Monday, November 4, 2013
Preacher Flip Benham and his band of anti-abortion protesters from Operation Rescue America descended on Jackson Monday, two days after a pro-abortion rights rally at Jackson Women's Health Organization, or JWHO, the state's sole remaining abortion clinic.
Two police cars were on the scene around 9:30 a.m. Monday, as more than a dozen protesters manned all four corners of the State Street and Fondren Place, just in front of JWHO, carrying large signs with pictures of aborted fetuses and biblical scripture.
Later, the abortion opponents rallied on the front steps of the Mississippi Capitol. Operation Rescue America leader Flip Benham preached to a crowd of about 20 supporters, most of whom had come to Jackson from different corners of the country.
Benham said he has held so many rallies, he can't remember all the places he's been. In an interview with the Jackson Free Press Monday morning, he explained why he chose Jackson as a site for this rally.
"Jackson is one of five states that only has one operating abortion mill," Benham said. "We're trying to present God with at least one state that is completely abortion-free."
Benham told the crowd that the battle is being won in the streets, but that changes to the law of the land usually lags behind the change of heart that "the people" experience.
While many of the protesters were from out of state, Johnny Brekeen was one Mississippian who came out Monday to show his support for Operation Rescue America. The McComb man got involved in the anti-abortion movement during the personhood campaign in 2011. Mississippians rejected the amendment to the state constitution that would have redefined life as beginning at conception.
"Why not go after the weakest link?" Brekeen said, referring to Mississippi. "If we can target a state of refuge and make people aware of what goes on (inside abortion clinics), why wouldn't we?"
Monday's protest came three days after JWHO and Wake Up Mississippi, a pro-abortion-rights political organization, began hosting "This Clinic is a Refuge," a week-long event to rally support for the clinic. Supporters held a women's rights poetry slam at Soul Wired Cafe Friday night and rallied Saturday outside the clinic and in front of the Governor's mansion.
The clinic has two more events planned—a "lunch and learn," complete with free lunch, at the clinic starting at 11 a.m. Tuesday, and a women's health caravan that will leave from the clinic at 11 a.m. Wednesday and tour the city.
JWHO has drawn the attention of national protesters—and the press—before.
In August, a war of words erupted on The Clarion-Ledger website after that newspaper published a picture, taken by an anti-abortion protester, of a woman being loaded into an ambulance for transport to a local hospital following a medical procedure at the clinic. An unmarked package delivered to the clinic in June prompted police to call in the bomb squad.
In spring 2012, lawmakers threatened JWHO and its owner, Diane Derzis, with closure when they passed a bill requiring doctors performing abortions to have admitting privileges, which the physicians have tried and failed to get multiple times in the past.

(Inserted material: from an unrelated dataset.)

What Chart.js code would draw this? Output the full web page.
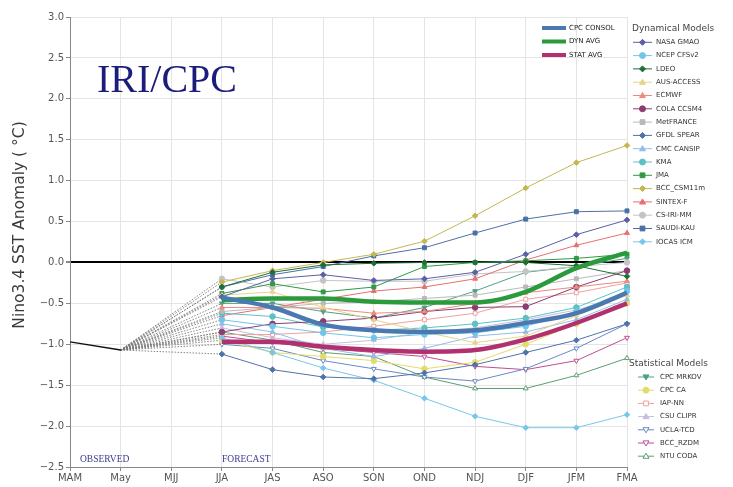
<!DOCTYPE html>
<html>
<head>
<meta charset="utf-8">
<script src="https://cdn.jsdelivr.net/npm/chart.js@4.4.1/dist/chart.umd.min.js"></script>
<style>
  html, body { margin: 0; padding: 0; background: #fff; }
  #wrap { position: relative; width: 733px; height: 487px; }
</style>
</head>
<body>
<div id="wrap"><canvas id="plume" width="733" height="487"></canvas></div>
<script>
// Data
const seasons = ['MAM','May','MJJ','JJA','JAS','ASO','SON','OND','NDJ','DJF','JFM','FMA'];
const observed = [-0.97, -1.07];
const forecastStart = 3; // JJA

const avgNames = ['CPC CONSOL', 'DYN AVG', 'STAT AVG'];
const consolValues = [-0.43, -0.55, -0.76, -0.83, -0.85, -0.83, -0.74, -0.62, -0.37];
const dynAvgValues = [-0.46, -0.44, -0.44, -0.48, -0.49, -0.49, -0.36, -0.07, 0.12];
const statAvgValues = [-0.97, -0.97, -1.03, -1.07, -1.09, -1.07, -0.94, -0.74, -0.50];

const dynNames = ['NASA GMAO','NCEP CFSv2','LDEO','AUS-ACCESS','ECMWF','COLA CCSM4','MetFRANCE','GFDL SPEAR',
  'CMC CANSIP','KMA','JMA','BCC_CSM11m','SINTEX-F','CS-IRI-MM','SAUDI-KAU','IOCAS ICM'];
const dynValues = [
  [-0.42, -0.20, -0.15, -0.22, -0.20, -0.12, 0.10, 0.34, 0.52],
  [-0.70, -0.78, -0.86, -0.92, -0.88, -0.86, -0.78, -0.60, -0.35],
  [-0.30, -0.12, -0.03, -0.01, 0.00, 0.00, 0.00, -0.04, -0.17],
  [-0.40, -0.36, -0.55, -0.70, -0.85, -0.98, -0.90, -0.65, -0.40],
  [-0.55, -0.55, -0.56, -0.62, -0.60, -0.50, -0.37, -0.30, -0.23],
  [-0.85, -0.75, -0.72, -0.68, -0.60, -0.55, -0.54, -0.30, -0.10],
  [-0.60, -0.55, -0.50, -0.48, -0.44, -0.40, -0.30, -0.20, -0.10],
  [-1.12, -1.31, -1.40, -1.42, -1.35, -1.25, -1.10, -0.95, -0.75],
  [-0.75, -0.85, -1.05, -1.15, -1.05, -0.90, -0.85, -0.70, -0.45],
  [-0.62, -0.66, -0.79, -0.83, -0.80, -0.75, -0.68, -0.55, -0.30],
  [-0.38, -0.26, -0.36, -0.30, -0.05, 0.00, 0.02, 0.05, 0.10],
  [-0.24, -0.10, 0.00, 0.10, 0.26, 0.57, 0.91, 1.22, 1.43],
  [-0.65, -0.55, -0.45, -0.35, -0.30, -0.20, 0.03, 0.21, 0.36],
  [-0.20, -0.30, -0.22, -0.23, -0.23, -0.14, -0.11, -0.05, 0.00],
  [-0.30, -0.15, -0.05, 0.08, 0.18, 0.36, 0.53, 0.62, 0.63],
  [-0.92, -1.10, -1.29, -1.44, -1.66, -1.88, -2.02, -2.02, -1.86]
];

const statNames = ['CPC MRKOV','CPC CA','IAP-NN','CSU CLIPR','UCLA-TCD','BCC_RZDM','NTU CODA'];
const statValues = [
  [-0.50, -0.50, -0.60, -0.68, -0.55, -0.35, -0.12, -0.05, 0.05],
  [-0.95, -1.10, -1.15, -1.20, -1.30, -1.22, -1.00, -0.75, -0.50],
  [-0.88, -0.88, -0.85, -0.78, -0.70, -0.62, -0.45, -0.37, -0.25],
  [-0.80, -0.92, -1.00, -0.95, -0.85, -0.80, -0.70, -0.58, -0.40],
  [-1.00, -1.05, -1.20, -1.30, -1.40, -1.45, -1.30, -1.05, -0.75],
  [-0.90, -0.98, -1.05, -1.10, -1.15, -1.27, -1.31, -1.20, -0.92],
  [-0.85, -0.95, -1.10, -1.15, -1.40, -1.54, -1.54, -1.38, -1.17]
];

// Styles
const avgColors = ['#4a78b0', '#2a9a3c', '#b3306f'];
const dynStyle = [
  ['#5b5fa6','rectRot'], ['#72c5e8','circle'], ['#1f6e36','rectRot'], ['#e6d48a','triangle'],
  ['#ec8a7c','triangle'], ['#8a3d6e','circle'], ['#b9b9b9','rect'], ['#4f72a8','rectRot'],
  ['#94bde6','triangle'], ['#5ec0c4','circle'], ['#2f9a45','rect'], ['#c6b650','rectRot'],
  ['#e86f6f','triangle'], ['#c4c4c4','circle'], ['#4b70a6','rect'], ['#78c6ea','rectRot']
];
const statStyle = [
  ['#4fa086','tridown'], ['#e4dc6a','circle'], ['#f2a0a0','rect'], ['#c6bde0','triangle'],
  ['#6a88c4','tridown'], ['#c04c92','tridown'], ['#5c9e70','triangle']
];
const hollowStat = [false, false, true, false, true, true, true];

// Helpers
function padSeries(vals, connect) {
  const d = new Array(seasons.length).fill(null);
  if (connect) d[1] = observed[1];
  vals.forEach((v, i) => { d[forecastStart + i] = v; });
  return d;
}

// the piece May -> JJA is drawn grey and dotted
const isLink = ctx => ctx.p1DataIndex <= forecastStart;

function modelDataset(name, vals, color, marker, hollow) {
  const down = marker === 'tridown';
  return {
    label: name,
    data: padSeries(vals, true),
    borderColor: color,
    backgroundColor: hollow ? '#ffffff' : color,
    pointBorderColor: color,
    borderWidth: 1,
    pointStyle: down ? 'triangle' : marker,
    rotation: down ? 180 : 0,
    pointRadius: ctx => ctx.dataIndex < forecastStart ? 0 : 2.8,
    pointBorderWidth: 1,
    spanGaps: true,
    order: 3,
    segment: {
      borderColor: ctx => isLink(ctx) ? '#777777' : undefined,
      borderDash: ctx => isLink(ctx) ? [1.5, 1.5] : undefined,
      borderWidth: ctx => isLink(ctx) ? 0.9 : undefined
    }
  };
}

const datasets = [];
[consolValues, dynAvgValues, statAvgValues].forEach((vals, i) => {
  datasets.push({
    label: avgNames[i],
    data: padSeries(vals, false),
    borderColor: avgColors[i],
    borderWidth: 4.5,
    pointRadius: 0,
    cubicInterpolationMode: 'monotone',
    order: 1
  });
});
datasets.push({
  label: 'Observed',
  data: seasons.map((s, i) => i < observed.length ? observed[i] : null),
  borderColor: '#111',
  borderWidth: 1.3,
  pointRadius: 0,
  order: 2
});
dynNames.forEach((n, i) => datasets.push(modelDataset(n, dynValues[i], dynStyle[i][0], dynStyle[i][1], false)));
statNames.forEach((n, i) => datasets.push(modelDataset(n, statValues[i], statStyle[i][0], statStyle[i][1], hollowStat[i])));

function marker(ctx, kind, x, y, r, color, hollow) {
  ctx.save();
  ctx.fillStyle = hollow ? '#fff' : color;
  ctx.strokeStyle = color;
  ctx.lineWidth = 1;
  ctx.beginPath();
  if (kind === 'circle') ctx.arc(x, y, r, 0, Math.PI * 2);
  else if (kind === 'rect') ctx.rect(x - r * 0.8, y - r * 0.8, r * 1.6, r * 1.6);
  else if (kind === 'rectRot') { ctx.moveTo(x, y - r); ctx.lineTo(x + r, y); ctx.lineTo(x, y + r); ctx.lineTo(x - r, y); ctx.closePath(); }
  else if (kind === 'triangle') { ctx.moveTo(x, y - r); ctx.lineTo(x + r, y + r * 0.7); ctx.lineTo(x - r, y + r * 0.7); ctx.closePath(); }
  else if (kind === 'tridown') { ctx.moveTo(x, y + r); ctx.lineTo(x + r, y - r * 0.7); ctx.lineTo(x - r, y - r * 0.7); ctx.closePath(); }
  ctx.fill();
  ctx.stroke();
  ctx.restore();
}

const decorations = {
  id: 'decorations',
  afterDraw(chart) {
    const ctx = chart.ctx;
    ctx.save();
    // Big label
    ctx.fillStyle = '#1c1c7c';
    ctx.font = '40px "Liberation Serif", "DejaVu Serif", serif';
    ctx.textBaseline = 'alphabetic';
    ctx.fillText('IRI/CPC', 97, 92);
    ctx.fillStyle = '#3b3b90';
    ctx.font = '9.5px "Liberation Serif", serif';
    ctx.fillText('OBSERVED', 80, 462);
    ctx.fillText('FORECAST', 222, 462);

    // Y axis title
    ctx.save();
    ctx.translate(20, 225);
    ctx.rotate(-Math.PI / 2);
    ctx.textAlign = 'center';
    ctx.textBaseline = 'middle';
    ctx.fillStyle = '#3a3a3a';
    ctx.font = '15.5px "DejaVu Sans", sans-serif';
    ctx.fillText('Nino3.4 SST Anomaly ( \u00B0C)', 0, 0);
    ctx.restore();

    // Averages legend
    ctx.font = '7px "DejaVu Sans", sans-serif';
    ctx.textBaseline = 'middle';
    avgNames.forEach((n, i) => {
      const y = 28 + i * 13.5;
      ctx.strokeStyle = avgColors[i];
      ctx.lineWidth = 4;
      ctx.beginPath(); ctx.moveTo(542, y); ctx.lineTo(566, y); ctx.stroke();
      ctx.fillStyle = '#222';
      ctx.fillText(n, 569, y);
    });

    // Dynamical models legend
    ctx.fillStyle = '#444';
    ctx.font = '9px "DejaVu Sans", sans-serif';
    ctx.fillText('Dynamical Models', 632, 29);
    ctx.font = '7px "DejaVu Sans", sans-serif';
    dynNames.forEach((n, i) => {
      const y = 42.3 + i * 13.3;
      ctx.strokeStyle = dynStyle[i][0];
      ctx.lineWidth = 1;
      ctx.beginPath(); ctx.moveTo(633, y); ctx.lineTo(652, y); ctx.stroke();
      marker(ctx, dynStyle[i][1], 642.5, y, 3, dynStyle[i][0], false);
      ctx.fillStyle = '#333';
      ctx.fillText(n, 656, y);
    });

    // Statistical models legend
    ctx.fillStyle = '#444';
    ctx.font = '9px "DejaVu Sans", sans-serif';
    ctx.fillText('Statistical Models', 629, 364);
    ctx.font = '7px "DejaVu Sans", sans-serif';
    statNames.forEach((n, i) => {
      const y = 377 + i * 13.2;
      ctx.strokeStyle = statStyle[i][0];
      ctx.lineWidth = 1;
      ctx.beginPath(); ctx.moveTo(638, y); ctx.lineTo(654, y); ctx.stroke();
      marker(ctx, statStyle[i][1], 646, y, 3, statStyle[i][0], hollowStat[i]);
      ctx.fillStyle = '#333';
      ctx.fillText(n, 660, y);
    });
    ctx.restore();
  }
};

new Chart(document.getElementById('plume'), {
  type: 'line',
  data: { labels: seasons, datasets },
  options: {
    responsive: false,
    animation: false,
    layout: { padding: { top: 17, right: 106, left: 0, bottom: 0 } },
    plugins: { legend: { display: false }, tooltip: { enabled: false } },
    scales: {
      x: {
        offset: false,
        grid: { color: '#e4e4e4', tickLength: 4, tickColor: '#888', offset: false },
        border: { color: '#888' },
        ticks: { color: '#555', font: { size: 10, family: 'DejaVu Sans' }, padding: 1, maxRotation: 0, autoSkip: false },
        afterFit: s => { s.height = 20; }
      },
      y: {
        min: -2.5, max: 3.0,
        grid: {
          color: c => c.tick && c.tick.value === 0 ? '#000' : '#e4e4e4',
          lineWidth: c => c.tick && c.tick.value === 0 ? 2 : 1,
          tickLength: 4, tickColor: '#888'
        },
        border: { color: '#888' },
        ticks: {
          stepSize: 0.5, color: '#555', padding: 2,
          font: { size: 10, family: 'DejaVu Sans' },
          callback: v => v.toFixed(1).replace('-', '\u2212')
        },
        afterFit: s => { s.width = 70; }
      }
    }
  },
  plugins: [decorations]
});
</script>
</body>
</html>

Federal Judge Daniel P. Jordan initially blocked the law, then reversed course and allowed it with one stipulation—the clinic would be permitted to continue operations while its physicians continued to try to secure admitting privileges.
In August, the state filed notice that it would ask the 5th U.S. Circuit Court of Appeals in New Orleans to overturn Jordan's decision. Today, the clinic remains operational under his ruling.